WHAT YOU HAVE TO DO: Scan the data for "this" and copy the lines it appears in.
......
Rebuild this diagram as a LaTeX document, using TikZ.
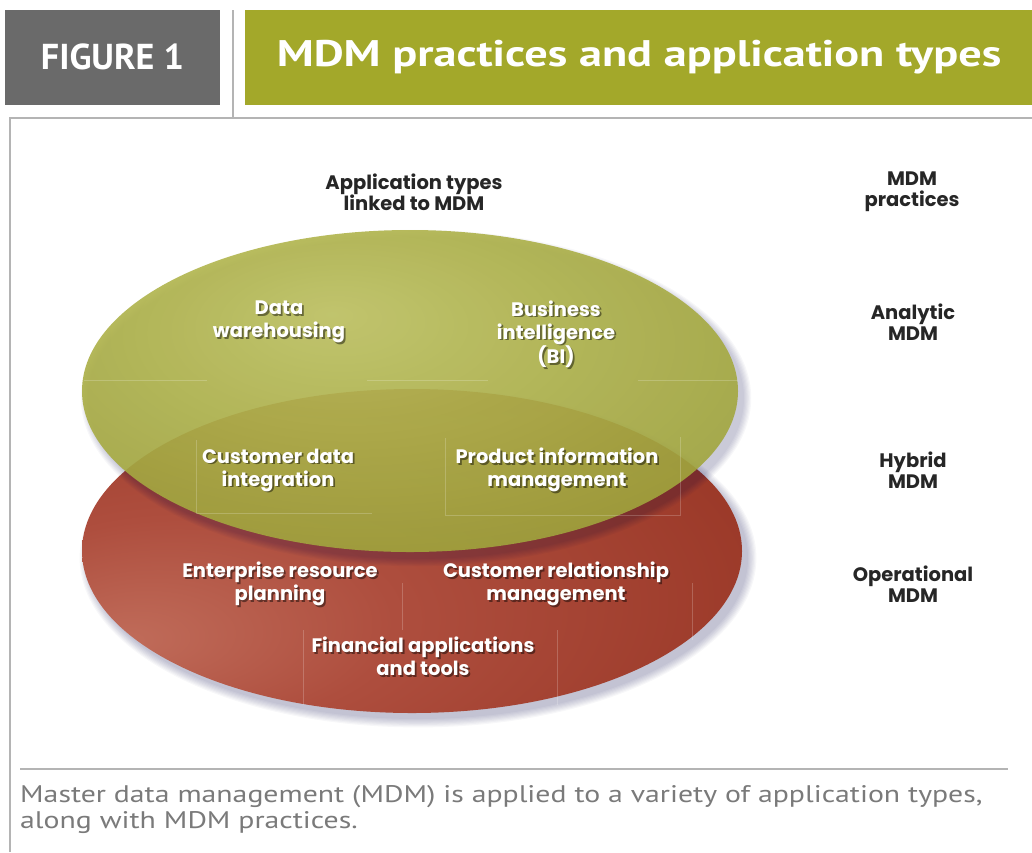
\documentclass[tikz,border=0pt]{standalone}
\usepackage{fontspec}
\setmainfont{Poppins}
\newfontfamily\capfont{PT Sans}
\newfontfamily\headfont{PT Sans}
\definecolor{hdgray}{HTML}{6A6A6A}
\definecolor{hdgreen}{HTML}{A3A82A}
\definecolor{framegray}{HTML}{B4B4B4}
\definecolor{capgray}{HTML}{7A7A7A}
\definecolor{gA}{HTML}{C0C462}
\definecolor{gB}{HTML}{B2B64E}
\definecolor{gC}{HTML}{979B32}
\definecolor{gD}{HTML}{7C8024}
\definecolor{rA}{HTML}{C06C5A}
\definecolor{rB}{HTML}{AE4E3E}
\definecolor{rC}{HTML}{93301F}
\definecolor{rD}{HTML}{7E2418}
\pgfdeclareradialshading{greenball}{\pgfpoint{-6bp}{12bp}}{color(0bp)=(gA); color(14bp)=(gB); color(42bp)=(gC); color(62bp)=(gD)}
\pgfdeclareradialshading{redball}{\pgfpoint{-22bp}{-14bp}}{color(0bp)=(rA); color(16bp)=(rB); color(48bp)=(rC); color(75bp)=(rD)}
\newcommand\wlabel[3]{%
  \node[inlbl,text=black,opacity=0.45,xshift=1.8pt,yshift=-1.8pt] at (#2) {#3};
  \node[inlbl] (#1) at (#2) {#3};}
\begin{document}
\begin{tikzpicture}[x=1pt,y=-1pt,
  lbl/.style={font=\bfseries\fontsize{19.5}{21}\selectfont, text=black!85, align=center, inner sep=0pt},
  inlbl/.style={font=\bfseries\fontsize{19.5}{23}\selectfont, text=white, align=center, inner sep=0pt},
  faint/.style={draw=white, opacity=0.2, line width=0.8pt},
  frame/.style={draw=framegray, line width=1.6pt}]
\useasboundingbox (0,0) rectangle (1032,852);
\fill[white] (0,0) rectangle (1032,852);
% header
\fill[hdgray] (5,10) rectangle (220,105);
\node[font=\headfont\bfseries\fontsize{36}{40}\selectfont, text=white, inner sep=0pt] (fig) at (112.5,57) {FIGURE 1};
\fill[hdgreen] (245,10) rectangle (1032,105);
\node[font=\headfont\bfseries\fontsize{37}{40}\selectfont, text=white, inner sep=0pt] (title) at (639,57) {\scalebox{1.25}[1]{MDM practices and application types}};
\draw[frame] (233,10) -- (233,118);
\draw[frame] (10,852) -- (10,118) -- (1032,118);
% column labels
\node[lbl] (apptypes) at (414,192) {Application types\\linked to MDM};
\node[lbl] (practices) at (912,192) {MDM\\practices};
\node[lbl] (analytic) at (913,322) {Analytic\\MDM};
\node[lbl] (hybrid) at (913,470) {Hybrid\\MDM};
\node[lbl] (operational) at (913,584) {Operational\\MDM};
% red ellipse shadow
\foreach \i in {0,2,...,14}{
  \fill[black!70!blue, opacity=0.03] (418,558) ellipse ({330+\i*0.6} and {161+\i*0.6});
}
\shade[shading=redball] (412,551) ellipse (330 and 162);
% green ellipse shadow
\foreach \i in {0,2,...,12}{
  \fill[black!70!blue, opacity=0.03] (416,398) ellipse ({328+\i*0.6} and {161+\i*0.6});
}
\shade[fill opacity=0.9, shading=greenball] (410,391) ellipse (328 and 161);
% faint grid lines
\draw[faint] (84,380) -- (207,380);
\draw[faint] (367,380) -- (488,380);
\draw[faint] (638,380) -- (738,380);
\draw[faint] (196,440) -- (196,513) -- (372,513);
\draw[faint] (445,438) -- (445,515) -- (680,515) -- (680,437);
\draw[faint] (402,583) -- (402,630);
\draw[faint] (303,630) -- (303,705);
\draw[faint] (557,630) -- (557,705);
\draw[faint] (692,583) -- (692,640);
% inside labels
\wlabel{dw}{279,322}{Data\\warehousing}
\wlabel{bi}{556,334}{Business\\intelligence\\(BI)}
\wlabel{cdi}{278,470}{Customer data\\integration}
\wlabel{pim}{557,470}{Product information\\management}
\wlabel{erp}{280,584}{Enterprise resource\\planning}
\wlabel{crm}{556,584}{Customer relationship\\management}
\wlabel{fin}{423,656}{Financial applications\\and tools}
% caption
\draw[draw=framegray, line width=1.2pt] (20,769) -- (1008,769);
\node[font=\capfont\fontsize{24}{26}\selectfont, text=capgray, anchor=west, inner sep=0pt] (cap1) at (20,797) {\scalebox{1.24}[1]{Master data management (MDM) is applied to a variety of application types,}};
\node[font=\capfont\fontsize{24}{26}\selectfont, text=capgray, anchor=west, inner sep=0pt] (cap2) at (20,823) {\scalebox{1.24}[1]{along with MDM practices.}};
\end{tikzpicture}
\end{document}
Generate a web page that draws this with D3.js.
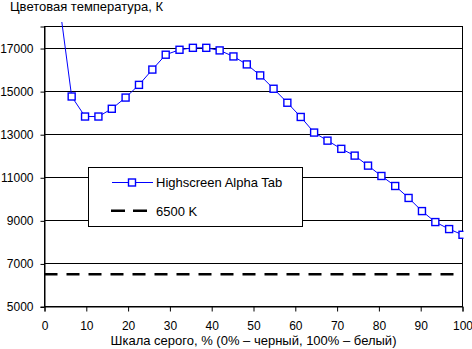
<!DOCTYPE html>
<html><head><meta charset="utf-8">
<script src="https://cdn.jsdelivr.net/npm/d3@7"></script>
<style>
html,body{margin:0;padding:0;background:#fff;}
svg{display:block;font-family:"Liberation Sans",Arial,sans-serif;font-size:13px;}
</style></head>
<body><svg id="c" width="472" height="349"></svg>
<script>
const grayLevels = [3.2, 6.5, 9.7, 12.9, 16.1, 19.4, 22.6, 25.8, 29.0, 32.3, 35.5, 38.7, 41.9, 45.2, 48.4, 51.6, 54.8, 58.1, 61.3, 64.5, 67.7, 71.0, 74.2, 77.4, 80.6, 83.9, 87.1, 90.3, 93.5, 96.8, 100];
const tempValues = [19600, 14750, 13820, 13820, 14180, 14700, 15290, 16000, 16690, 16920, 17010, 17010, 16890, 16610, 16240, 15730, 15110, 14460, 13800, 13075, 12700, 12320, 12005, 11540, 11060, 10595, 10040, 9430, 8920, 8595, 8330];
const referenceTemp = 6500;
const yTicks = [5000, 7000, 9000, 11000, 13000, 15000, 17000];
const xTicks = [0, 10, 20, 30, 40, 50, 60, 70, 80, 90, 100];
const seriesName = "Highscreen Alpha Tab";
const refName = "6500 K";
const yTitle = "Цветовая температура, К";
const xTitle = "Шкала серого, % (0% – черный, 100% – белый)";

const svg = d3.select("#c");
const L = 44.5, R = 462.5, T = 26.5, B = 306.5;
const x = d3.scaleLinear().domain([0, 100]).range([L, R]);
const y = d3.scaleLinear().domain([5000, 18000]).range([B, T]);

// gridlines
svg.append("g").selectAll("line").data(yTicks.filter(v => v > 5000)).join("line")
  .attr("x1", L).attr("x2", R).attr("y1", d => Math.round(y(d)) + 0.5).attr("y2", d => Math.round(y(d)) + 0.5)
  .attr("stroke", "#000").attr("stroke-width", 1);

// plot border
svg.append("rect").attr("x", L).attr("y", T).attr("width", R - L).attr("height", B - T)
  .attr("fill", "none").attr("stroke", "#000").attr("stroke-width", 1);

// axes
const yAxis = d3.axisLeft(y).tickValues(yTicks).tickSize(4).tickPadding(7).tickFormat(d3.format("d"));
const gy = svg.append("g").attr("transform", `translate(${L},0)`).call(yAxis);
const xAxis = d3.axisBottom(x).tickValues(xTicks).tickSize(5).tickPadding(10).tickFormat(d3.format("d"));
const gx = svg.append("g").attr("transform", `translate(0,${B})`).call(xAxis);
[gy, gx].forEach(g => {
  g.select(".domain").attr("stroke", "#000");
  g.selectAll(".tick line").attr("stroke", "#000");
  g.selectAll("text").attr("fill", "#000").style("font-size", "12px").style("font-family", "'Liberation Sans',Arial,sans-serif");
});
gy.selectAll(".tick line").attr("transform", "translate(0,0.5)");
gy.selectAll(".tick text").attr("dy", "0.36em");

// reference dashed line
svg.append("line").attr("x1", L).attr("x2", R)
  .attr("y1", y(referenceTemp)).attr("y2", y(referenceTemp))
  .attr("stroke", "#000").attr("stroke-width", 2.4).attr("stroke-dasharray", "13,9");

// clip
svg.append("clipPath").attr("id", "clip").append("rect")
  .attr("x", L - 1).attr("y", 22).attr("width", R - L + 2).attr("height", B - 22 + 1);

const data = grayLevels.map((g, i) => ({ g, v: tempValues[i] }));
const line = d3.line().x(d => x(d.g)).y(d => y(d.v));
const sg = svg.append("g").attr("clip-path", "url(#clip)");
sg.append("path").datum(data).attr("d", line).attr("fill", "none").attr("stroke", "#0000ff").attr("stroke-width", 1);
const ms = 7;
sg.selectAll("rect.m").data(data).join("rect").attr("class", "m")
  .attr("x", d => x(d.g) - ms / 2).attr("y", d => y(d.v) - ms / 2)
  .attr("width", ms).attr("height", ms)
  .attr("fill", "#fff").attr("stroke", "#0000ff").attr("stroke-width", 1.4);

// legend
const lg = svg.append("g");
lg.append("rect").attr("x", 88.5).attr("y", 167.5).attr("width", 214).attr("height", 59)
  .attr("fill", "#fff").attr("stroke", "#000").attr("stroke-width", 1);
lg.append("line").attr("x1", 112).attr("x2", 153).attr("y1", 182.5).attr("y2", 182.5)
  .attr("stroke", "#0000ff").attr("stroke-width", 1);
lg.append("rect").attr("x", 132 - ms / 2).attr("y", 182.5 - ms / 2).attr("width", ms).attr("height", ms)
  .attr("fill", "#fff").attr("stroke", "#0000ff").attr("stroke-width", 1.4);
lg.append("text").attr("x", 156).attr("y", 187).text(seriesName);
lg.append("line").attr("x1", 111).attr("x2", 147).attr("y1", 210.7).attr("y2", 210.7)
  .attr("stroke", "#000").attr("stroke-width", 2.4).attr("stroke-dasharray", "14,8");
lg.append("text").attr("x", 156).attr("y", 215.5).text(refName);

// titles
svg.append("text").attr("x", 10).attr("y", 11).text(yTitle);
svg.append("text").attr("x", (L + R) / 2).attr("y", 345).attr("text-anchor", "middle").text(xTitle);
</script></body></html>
......
THE ANSWER:
Rebuild this diagram as a LaTeX document, using TikZ.
Generate a web page that draws this with D3.js.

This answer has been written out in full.